**DATA SHOWN**
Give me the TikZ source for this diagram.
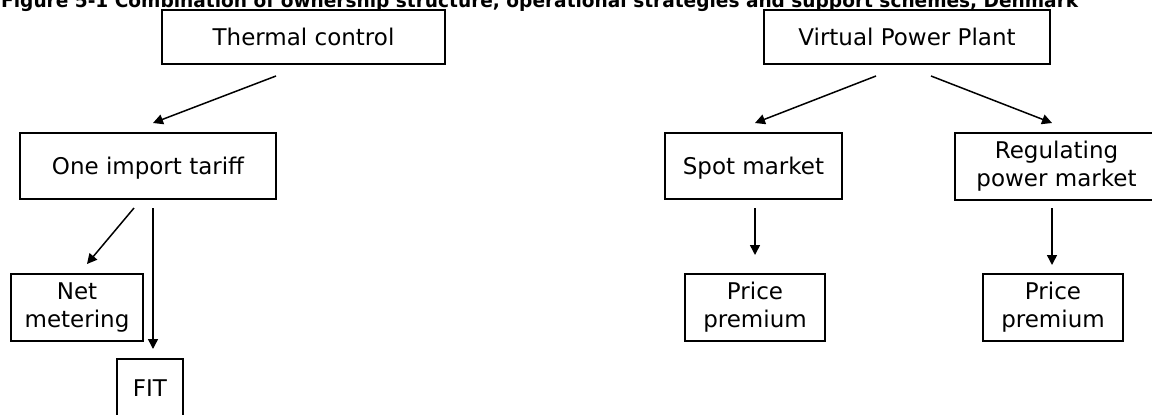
\documentclass[tikz,border=0pt]{standalone}
\usepackage{fontspec}
\setmainfont{DejaVu Sans}
\usetikzlibrary{arrows.meta}
\begin{document}
\begin{tikzpicture}[x=1pt,y=-1pt,
  boxbase/.style={draw=black, line width=1.8pt, inner sep=0pt, outer sep=0pt,
    font=\fontsize{23}{28}\selectfont, align=center},
  onebox/.style={boxbase, text depth=0pt},
  twobox/.style={boxbase},
  arr/.style={line width=1.5pt, -{Triangle[length=10pt,width=10pt]}}]
\useasboundingbox (0,0) rectangle (1152,415);
\clip (0,0) rectangle (1152,415);

% caption
\node[anchor=base west, inner sep=0pt] (title) at (1,7)
  {\resizebox{1077pt}{\height}{\fontsize{19}{19}\selectfont\bfseries Figure 5-1 Combination of ownership structure, operational strategies and support schemes, Denmark}};

% left tree
\node[onebox, minimum width=283pt, minimum height=54pt] (thermal) at (303.5,37) {Thermal control};
\node[onebox, minimum width=256pt, minimum height=66pt] (tariff) at (148,166) {One import tariff};
\node[twobox, minimum width=132pt, minimum height=67pt] (netm) at (77,307.5) {Net\\metering};
\node[onebox, minimum width=66pt, minimum height=58pt] (fit) at (150,388) {FIT};

% right tree
\node[onebox, minimum width=286pt, minimum height=54pt] (vpp) at (907,37) {Virtual Power Plant};
\node[onebox, minimum width=177pt, minimum height=66pt] (spot) at (753.5,166) {Spot market};
\node[twobox, minimum width=203pt, minimum height=67pt] (reg) at (1056.5,166.5) {Regulating\\power market};
\node[twobox, minimum width=140pt, minimum height=67pt] (pp1) at (755,307.5) {Price\\premium};
\node[twobox, minimum width=140pt, minimum height=67pt] (pp2) at (1053,307.5) {Price\\premium};

% connectors
\draw[arr] ([shift={(-27.5,12)}]thermal.south) -- ([shift={(5,-10)}]tariff.north);
\draw[arr] ([shift={(-14,9)}]tariff.south) -- ([shift={(10,-10)}]netm.north);
\draw[arr] ([shift={(5,9)}]tariff.south) -- ([shift={(3,-10)}]fit.north);
\draw[arr] ([shift={(-31,12)}]vpp.south) -- ([shift={(1.5,-10)}]spot.north);
\draw[arr] ([shift={(24,12)}]vpp.south) -- ([shift={(-4.5,-10)}]reg.north);
\draw[arr] ([shift={(1.5,9)}]spot.south) -- ([shift={(0,-19)}]pp1.north);
\draw[arr] ([shift={(-4.5,8)}]reg.south) -- ([shift={(-1,-9)}]pp2.north);
\end{tikzpicture}
\end{document}
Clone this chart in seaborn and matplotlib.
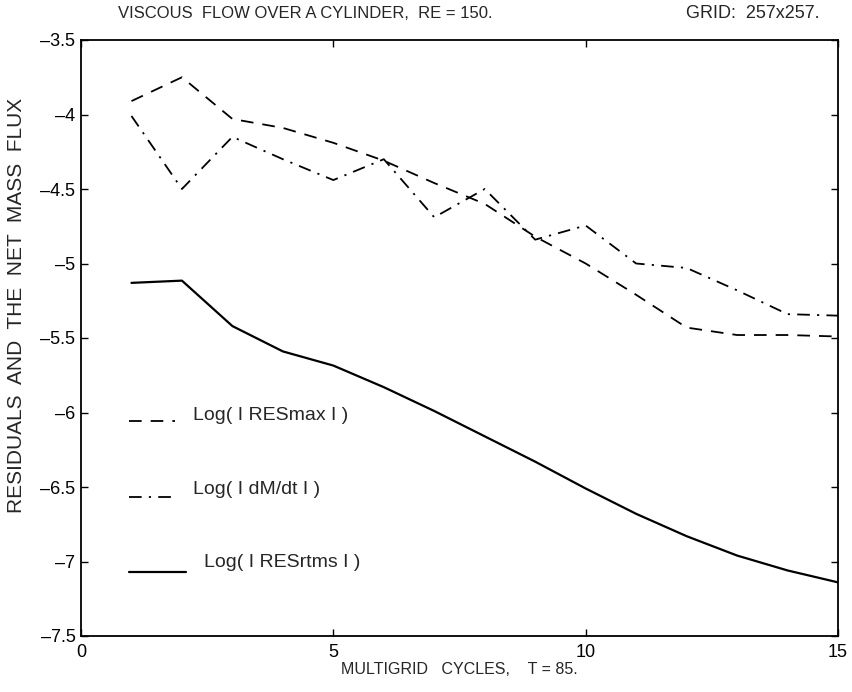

**YOUR INSTRUCTIONS**
Copy whichever lines in the listing above contain the word "this".

**FULL SOLUTION**
Give me the TikZ source for this diagram.
Clone this chart in seaborn and matplotlib.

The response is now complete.